Acropolis diversifies in more ways than you may realize. In addition to the well known methods like single company exposure, sector, industry, geography, creditworthiness and asset classes, we also diversify by risk factors.
I’ve written about the equity factors that we use (see a list of our primers on size, value, momentum and quality here), but I think it’s also important to note that there are some factors that we avoid.
For example, we don’t explicitly try to exploit what is known as the illiquidity premium, which is the idea that illiquid assets tend to outperform liquid ones.
It’s a perfectly sensible approach, and one that has worked well for some large institutional investors like Yale, but we struggle with how it could work for our clients.
Illiquid investments tend to earn higher returns because investors demand a discount on the price to compensate for the inability to sell the investment on demand. Of course, simply being illiquid doesn’t guarantee excellent or even positive results.

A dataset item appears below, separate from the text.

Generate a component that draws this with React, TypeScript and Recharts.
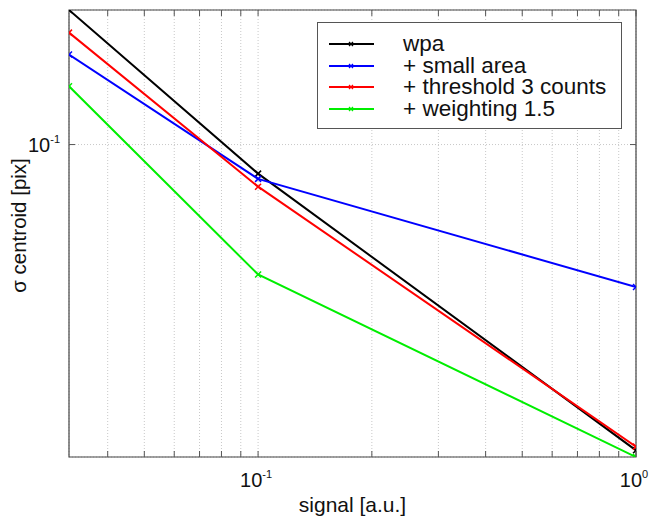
import { LineChart, Line, XAxis, YAxis, CartesianGrid, Legend, ReferenceArea } from "recharts";

const FONT = "'Liberation Sans', Arial, Helvetica, sans-serif";

// signal [a.u.] — x positions of the measurements
const SIGNAL = [0.0316, 0.1, 1];

// sigma centroid [pix] per method
const WPA = [0.2, 0.0861, 0.0207];
const SMALL_AREA = [0.159, 0.0838, 0.048];
const THRESHOLD = [0.178, 0.0805, 0.0211];
const WEIGHTING = [0.135, 0.0512, 0.02];

const X_TICKS = [0.04, 0.05, 0.06, 0.07, 0.08, 0.09, 0.1, 0.2, 0.3, 0.4, 0.5, 0.6, 0.7, 0.8, 0.9, 1];
const X_LABELS: Record<number, string> = { 0.1: "-1", 1: "0" };
const Y_TICKS = [0.1];
const Y_LABELS: Record<number, string> = { 0.1: "-1" };

const SERIES = [
  { key: "wpa", name: "wpa", color: "#000000", values: WPA },
  { key: "small", name: "+ small area", color: "#0000ff", values: SMALL_AREA },
  { key: "thr", name: "+ threshold 3 counts", color: "#ff0000", values: THRESHOLD },
  { key: "wgt", name: "+ weighting 1.5", color: "#00ee00", values: WEIGHTING },
];

const data = SIGNAL.map((s, i) => {
  const row: Record<string, number> = { signal: s };
  SERIES.forEach((se) => (row[se.key] = se.values[i]));
  return row;
});

const cross = (color: string) => (props: any) => {
  const { cx, cy, index } = props;
  if (cx == null || cy == null) return <g key={index} />;
  const r = 3;
  return (
    <g key={index} stroke={color} strokeWidth={1.5}>
      <line x1={cx - r} y1={cy - r} x2={cx + r} y2={cy + r} />
      <line x1={cx - r} y1={cy + r} x2={cx + r} y2={cy - r} />
    </g>
  );
};

function BottomTick(props: any) {
  const { x, y, payload } = props;
  const exp = X_LABELS[payload.value];
  return (
    <g>
      <line x1={x} y1={y} x2={x} y2={y - 6} stroke="#555" />
      {exp !== undefined && (
        <text x={x - 2} y={y + 30} textAnchor="middle" fontSize={20} fontFamily={FONT} fill="#111">
          10
          <tspan dy={-9} fontSize={11}>{exp}</tspan>
        </text>
      )}
    </g>
  );
}

function TopTick(props: any) {
  const { x, y } = props;
  return <line x1={x} y1={y} x2={x} y2={y + 6} stroke="#555" />;
}

function LeftTick(props: any) {
  const { x, y, payload } = props;
  const exp = Y_LABELS[payload.value];
  return (
    <g>
      <line x1={x} y1={y} x2={x + 6} y2={y} stroke="#555" />
      {exp !== undefined && (
        <text x={x - 9} y={y + 7} textAnchor="end" fontSize={20} fontFamily={FONT} fill="#111">
          10
          <tspan dy={-9} fontSize={11}>{exp}</tspan>
        </text>
      )}
    </g>
  );
}

function RightTick(props: any) {
  const { x, y } = props;
  return <line x1={x} y1={y} x2={x - 6} y2={y} stroke="#555" />;
}

function YLabel(props: any) {
  const { viewBox } = props;
  const cx = 18;
  const cy = viewBox.y + viewBox.height / 2 - 8;
  return (
    <text
      x={cx}
      y={cy}
      transform={`rotate(-90 ${cx} ${cy})`}
      textAnchor="middle"
      dominantBaseline="central"
      fontSize={20.5}
      fontFamily={FONT}
      fill="#111"
    >
      σ centroid [pix]
    </text>
  );
}

function LegendBox() {
  return (
    <div
      style={{
        boxSizing: "border-box",
        width: 305,
        height: 107,
        border: "1px solid #555",
        background: "#fff",
        paddingTop: 10,
        fontFamily: FONT,
        fontSize: 22.5,
        color: "#111",
      }}
    >
      {SERIES.map((p) => (
        <div key={p.key} style={{ display: "flex", alignItems: "center", height: 21.7 }}>
          <svg width={85} height={20} style={{ flex: "none" }}>
            <line x1={11} y1={10} x2={56} y2={10} stroke={p.color} strokeWidth={2} />
            <line x1={31} y1={8} x2={35} y2={12} stroke={p.color} strokeWidth={1.2} />
            <line x1={31} y1={12} x2={35} y2={8} stroke={p.color} strokeWidth={1.2} />
          </svg>
          <span style={{ display: "block", height: 21.7, lineHeight: "21.7px", whiteSpace: "nowrap" }}>{p.name}</span>
        </div>
      ))}
    </div>
  );
}

export default function App() {
  return (
    <div style={{ position: "absolute", left: 0, top: 0, background: "#fff" }}>
      <LineChart width={652} height={516} data={data} margin={{ top: 0, right: 0, left: 0, bottom: 0 }}>
        <CartesianGrid stroke="#c8c8c8" strokeDasharray="1 2" />
        <XAxis
          dataKey="signal"
          type="number"
          scale="log"
          domain={[0.0316, 1]}
          ticks={X_TICKS}
          allowDataOverflow
          height={59}
          axisLine={false}
          tickLine={false}
          tickSize={0}
          tickMargin={0}
          tick={<BottomTick />}
          interval={0}
          label={{ value: "signal [a.u.]", position: "insideBottom", offset: 4, fontSize: 21, fontFamily: FONT, fill: "#111" }}
        />
        <XAxis
          xAxisId="top"
          orientation="top"
          dataKey="signal"
          type="number"
          scale="log"
          domain={[0.0316, 1]}
          ticks={X_TICKS}
          allowDataOverflow
          height={10}
          axisLine={false}
          tickLine={false}
          tickSize={0}
          tickMargin={0}
          tick={<TopTick />}
          interval={0}
        />
        <YAxis
          type="number"
          scale="log"
          domain={[0.02, 0.2]}
          ticks={Y_TICKS}
          allowDataOverflow
          width={69}
          axisLine={false}
          tickLine={false}
          tickSize={0}
          tickMargin={0}
          tick={<LeftTick />}
          interval={0}
          label={<YLabel />}
        />
        <YAxis
          yAxisId="right"
          orientation="right"
          type="number"
          scale="log"
          domain={[0.02, 0.2]}
          ticks={Y_TICKS}
          allowDataOverflow
          width={16}
          axisLine={false}
          tickLine={false}
          tickSize={0}
          tickMargin={0}
          tick={<RightTick />}
          interval={0}
        />
        <ReferenceArea x1={0.0316} x2={1} y1={0.02} y2={0.2} fill="none" stroke="#444" strokeWidth={1.2} ifOverflow="visible" />
        {SERIES.map((s) => (
          <Line
            key={s.key}
            dataKey={s.key}
            name={s.name}
            stroke={s.color}
            strokeWidth={2}
            dot={cross(s.color)}
            activeDot={false}
            isAnimationActive={false}
          />
        ))}
        <Legend
          layout="vertical"
          align="center"
          verticalAlign="middle"
          content={<LegendBox />}
          wrapperStyle={{ left: 317, top: 22, width: 305 }}
        />
      </LineChart>
    </div>
  );
}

One of the worst problems with illiquid investments is they become most illiquid during bad times, which is just when you want your money back the most.
Even if you’re responsible and are prepared to weather a storm, you have to worry about whether your co-investors will demand their money back and force a liquid investment at fire sale prices (creating an opportunity for other illiquid investors).
A recent paper in the Journal of Portfolio Management (JPoM), ‘Forced Liquidations, Fire Sales and the Cost of Illiquidity’ details the problem and offers methods to factor in the hidden costs associated with illiquid investments.
Although we don’t have explicit exposure to illiquid investments, there is a good argument that part of the size premium in stocks and credit premium in bonds are associated with illiquidity.
A lot of micro-cap stocks and corporate bonds don’t even trade daily, let alone every pico-second, like large cap stocks (a pico-second is one-trillionth of a second and some high frequency traders measure time in pico-seconds).
The JoPM article is very interesting, but for the time being, we’re going to stick with liquid assets and forgo attempting to profit directly from the illiquidity premium.